Palanca v. Mandanas
REITERATIONFacts
The Antecedents: Plaintiff Carlos Palanca filed a complaint against defendant Efigenio Mandanas, demanding payment of P17,900.47 plus legal interest. Mandanas admitted receiving merchandise but claimed he had made payments totaling P16,933.29, leaving a balance of only P1,611.36. He also prayed for the declaration of illegality of the attachment on his property. Procedural History: The lower court found that Mandanas had made payments amounting to P2,083.92, deducting this from the P17,900.47, and ordered Mandanas to pay P15,816.55 plus legal interest from August 16, 1923, and costs. The Petition: Mandanas appealed the decision, assigning several errors, primarily concerning the payments he alleged to have made.
Issue(s)
Whether the defendant sufficiently proved the payments he alleged to have made.
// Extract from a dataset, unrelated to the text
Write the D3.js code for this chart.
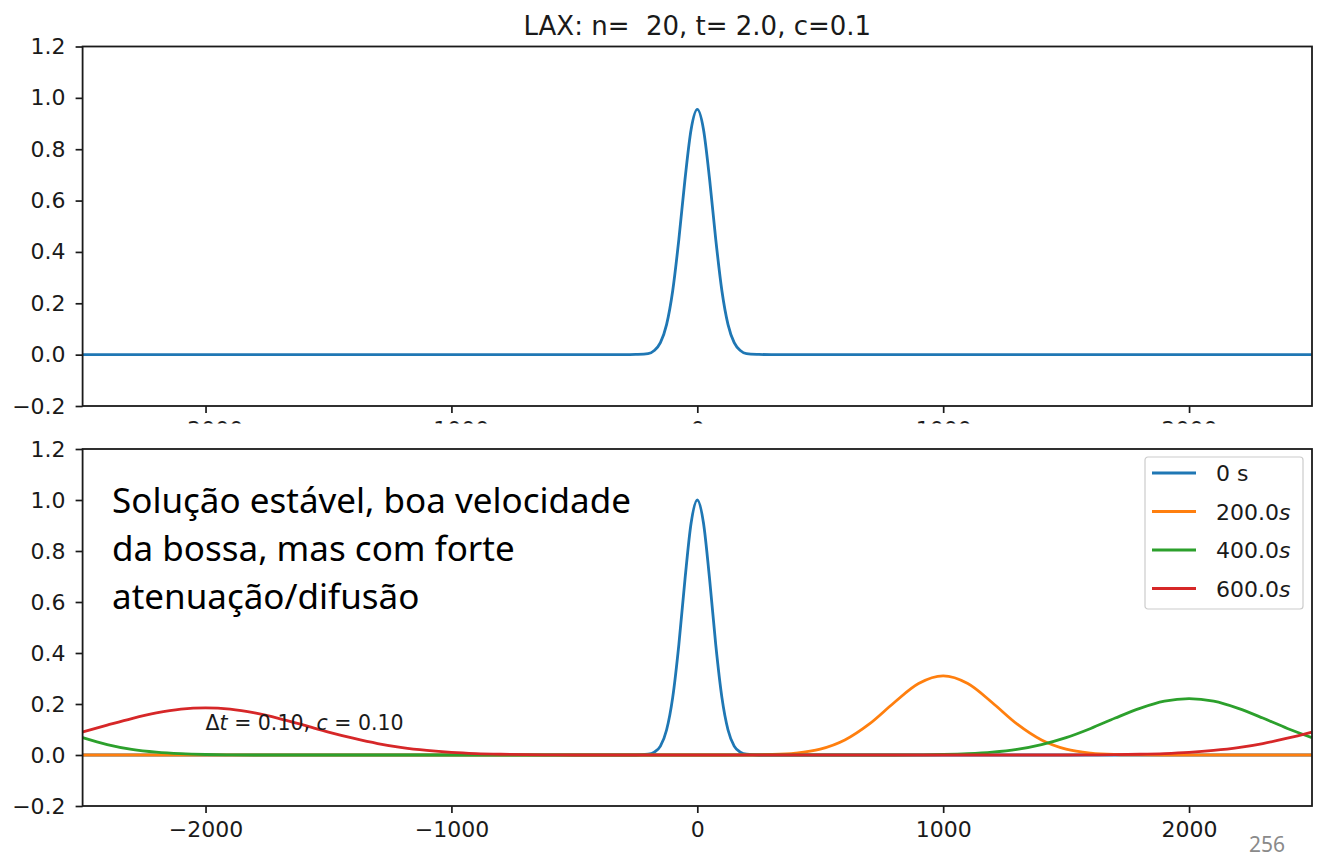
<!DOCTYPE html>
<html>
<head>
<meta charset="utf-8">
<script src="https://d3js.org/d3.v7.min.js"></script>
<style>
body { margin:0; background:#fff; }
svg { display:block; }
.tick text { font-family:"DejaVu Sans"; font-size:22px; fill:#1a1a1a; }
</style>
</head>
<body>
<div id="divForChart"></div>
<script>
// tick labels
var xTicks = [-2000, -1000, 0, 1000, 2000];
var yTicks = [-0.2, 0.0, 0.2, 0.4, 0.6, 0.8, 1.0, 1.2];

// top panel: LAX after 20 steps
var topX = [-2500, -300, -250, -200, -175, -150, -125, -100, -75, -50, -25, 0, 25, 50, 75, 100, 125, 150, 175, 200, 250, 300, 2500];
var topY = [0, 0, 0.001, 0.004, 0.016, 0.047, 0.117, 0.249, 0.449, 0.683, 0.878, 0.955, 0.878, 0.683, 0.449, 0.249, 0.117, 0.047, 0.016, 0.004, 0.001, 0, 0];

// bottom panel series
var seriesNames = ["0 s", "200.0", "400.0", "600.0"];
var seriesColors = ["#1f77b4", "#ff7f0e", "#2ca02c", "#d62728"];

var s0x = [-2500, -300, -250, -200, -175, -150, -125, -100, -75, -50, -25, 0, 25, 50, 75, 100, 125, 150, 175, 200, 250, 300, 2500];
var s0y = [0, 0, 0, 0.003, 0.011, 0.035, 0.098, 0.226, 0.433, 0.69, 0.911, 1.0, 0.911, 0.69, 0.433, 0.226, 0.098, 0.035, 0.011, 0.003, 0, 0, 0];

var s1x = [-2500, 100, 200, 300, 400, 500, 600, 700, 800, 900, 1000, 1100, 1200, 1300, 1400, 1500, 1600, 1700, 1800, 1900, 2500];
var s1y = [0, 0, 0.0004, 0.002, 0.0075, 0.023, 0.059, 0.122, 0.205, 0.28, 0.31, 0.28, 0.205, 0.122, 0.059, 0.023, 0.0075, 0.002, 0.0004, 0, 0];

var s2x = [-2500, -2400, -2300, -2200, -2100, -2000, -1900, -1800, 800, 900, 1000, 1100, 1200, 1300, 1400, 1500, 1600, 1700, 1800, 1900, 2000, 2100, 2200, 2300, 2400, 2500];
var s2y = [0.068, 0.041, 0.022, 0.011, 0.005, 0.002, 0.0007, 0, 0, 0.0007, 0.002, 0.005, 0.011, 0.022, 0.041, 0.068, 0.104, 0.145, 0.183, 0.211, 0.221, 0.211, 0.183, 0.145, 0.104, 0.068];

var s3x = [-2500, -2400, -2300, -2200, -2100, -2000, -1900, -1800, -1700, -1600, -1500, -1400, -1300, -1200, -1100, -1000, -900, -800, -700, -600, -500, 1500, 1600, 1700, 1800, 1900, 2000, 2100, 2200, 2300, 2400, 2500];
var s3y = [0.09, 0.117, 0.143, 0.165, 0.18, 0.185, 0.18, 0.165, 0.143, 0.117, 0.09, 0.066, 0.045, 0.029, 0.018, 0.0104, 0.0057, 0.003, 0.0014, 0.0006, 0, 0, 0.0006, 0.0014, 0.003, 0.0057, 0.0104, 0.018, 0.029, 0.045, 0.066, 0.09];

var W = 1317, H = 859;
var svg = d3.select("#divForChart").append("svg").attr("width", W).attr("height", H);

var x = d3.scaleLinear().domain([-2500, 2500]).range([82.6, 1312]);

function makeAxes(top, bottom, coverTop)
{
	var y = d3.scaleLinear().domain([-0.2, 1.2]).range([bottom, top]);
	var g = svg.append("g");
	g.append("rect").attr("x", 0).attr("y", coverTop).attr("width", W).attr("height", H - coverTop).attr("fill", "#fff");
	g.append("g").attr("transform", "translate(0," + bottom + ")")
		.call(d3.axisBottom(x).tickValues(xTicks).tickSize(7).tickPadding(8).tickFormat(function(d){ return d3.format("d")(d).replace("-", "\u2212"); }));
	g.append("g").attr("transform", "translate(" + x.range()[0] + ",0)")
		.call(d3.axisLeft(y).tickValues(yTicks).tickSize(7).tickPadding(10).tickFormat(function(d){ return d3.format(".1f")(d).replace("-", "\u2212"); }));
	g.selectAll(".domain").remove();
	g.selectAll(".tick line").attr("stroke", "#1a1a1a").attr("stroke-width", 1.7);
	return {g: g, y: y, top: top, bottom: bottom};
}

function frame(ax)
{
	ax.g.append("rect").attr("x", x.range()[0]).attr("y", ax.top)
		.attr("width", x.range()[1] - x.range()[0]).attr("height", ax.bottom - ax.top)
		.attr("fill", "none").attr("stroke", "#1a1a1a").attr("stroke-width", 1.8);
}

function drawLine(ax, xs, ys, color)
{
	var pts = xs.map(function(d, i){ return [d, ys[i]]; });
	var line = d3.line().x(function(d){ return x(d[0]); }).y(function(d){ return ax.y(d[1]); }).curve(d3.curveMonotoneX);
	ax.g.append("path").datum(pts).attr("d", line)
		.attr("fill", "none").attr("stroke", color).attr("stroke-width", 2.8).attr("stroke-linejoin", "round");
}

// top panel
var axTop = makeAxes(46.5, 406, 0);
drawLine(axTop, topX, topY, seriesColors[0]);
frame(axTop);
svg.append("text").attr("x", (x.range()[0] + x.range()[1]) / 2).attr("y", 35)
	.attr("text-anchor", "middle").attr("font-family", "DejaVu Sans").attr("font-size", 26).attr("fill", "#1a1a1a")
	.attr("xml:space", "preserve").text("LAX: n=  20, t= 2.0, c=0.1");

// bottom panel (its white area hides the top x labels, like the pasted image)
var axBot = makeAxes(449, 806, 423.5);
drawLine(axBot, s0x, s0y, seriesColors[0]);
drawLine(axBot, s1x, s1y, seriesColors[1]);
drawLine(axBot, s2x, s2y, seriesColors[2]);
drawLine(axBot, s3x, s3y, seriesColors[3]);
frame(axBot);

// annotation dt, c
var ann = axBot.g.append("text").attr("x", x(-2000)).attr("y", axBot.y(0.1))
	.attr("font-family", "DejaVu Sans").attr("font-size", 20.5).attr("fill", "#1a1a1a");
ann.append("tspan").text("\u0394");
ann.append("tspan").attr("font-style", "italic").text("t");
ann.append("tspan").text(" = 0.10, ");
ann.append("tspan").attr("font-style", "italic").text("c");
ann.append("tspan").text(" = 0.10");

// legend
var leg = axBot.g.append("g").attr("transform", "translate(1145,457)");
leg.append("rect").attr("width", 158).attr("height", 152).attr("rx", 3)
	.attr("fill", "#fff").attr("fill-opacity", 0.8).attr("stroke", "#ccc").attr("stroke-width", 1.2);
seriesNames.forEach(function(name, i)
{
	var yy = 16 + i * 38.5;
	leg.append("line").attr("x1", 7).attr("x2", 51).attr("y1", yy).attr("y2", yy)
		.attr("stroke", seriesColors[i]).attr("stroke-width", 2.8);
	var t = leg.append("text").attr("x", 71).attr("y", yy + 8)
		.attr("font-family", "DejaVu Sans").attr("font-size", 22).attr("fill", "#1a1a1a");
	if (i == 0)
		t.text(name);
	else
	{
		t.append("tspan").text(name);
		t.append("tspan").attr("font-style", "italic").text("s");
	}
});

// slide comment
var note = ["Solução estável, boa velocidade", "da bossa, mas com forte", "atenuação/difusão"];
svg.append("g").selectAll("text").data(note).enter().append("text")
	.attr("x", 112).attr("y", function(d, i){ return 513 + i * 48; })
	.attr("font-family", "Noto Sans").attr("font-size", 35).attr("fill", "#000")
	.text(function(d){ return d; });

// page number
svg.append("text").attr("x", 1285).attr("y", 852).attr("text-anchor", "end")
	.attr("font-family", "Noto Sans").attr("font-size", 21).attr("fill", "#8a8a8a").text("256");
</script>
</body>
</html>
Whether the attachment levied on the defendant's property was illegal and unjustifiable. Whether the lower court erred in denying the motion for a new trial.
Ruling
The Supreme Court affirmed the decision of the lower court, ordering the defendant to pay the plaintiff the sum of P15,816.55 plus legal interest and costs. The Court also found no sufficient ground to declare the attachment illegal and denied the motion for a new trial.
Ratio Decidendi
On the issue of payments: The Court held that the defendant failed to sufficiently prove the payments he alleged to have made. The defendant's assertion of having made payments was incumbent upon him to prove, and this was not sufficiently established in the record. The delivery of account books, receipts, and vouchers, without demanding a receipt, was deemed incompatible with the defendant's business experience and was denied by the plaintiff, thus not sufficiently proven. The journals and books of travel presented as evidence of cash payments were unconvincing, as proper receipts should have been demanded and produced. The Court cited Wigmore on Evidence regarding the admissibility of entries in account books as proof of cash sums delivered. Furthermore, the testimony of Teodoro Bulaon, who stated he was offered money to corroborate the defendant's testimony, weakened the defendant's case. The documents Exhibits 1 and 2, claimed to be statements of account, were found to be not authentic due to issues with their signing, numbering, punctuation, and signatures, making them inadmissible as evidence. Therefore, the defendant did not meet the burden of proof for his alleged payments. On the illegality of the attachment: The Court found no sufficient ground to declare that the attachment levied on the defendant's property was illegal and unjustifiable. The defendant's appeal did not provide any basis to overturn the lower court's decision regarding the attachment. On the denial of the motion for a new trial: The Court ruled that the newly discovered evidence alleged by the defendant was not pleaded in his answer and would not prove the defense alleged, but rather another defense not stated in the answer. Consequently, it would not change the result of the case. Therefore, the denial of the motion for a new trial was proper.
Main Doctrine
The burden of proving payments rests upon the party asserting them, and the failure to present sufficient evidence, such as proper receipts, weakens the claim of payment.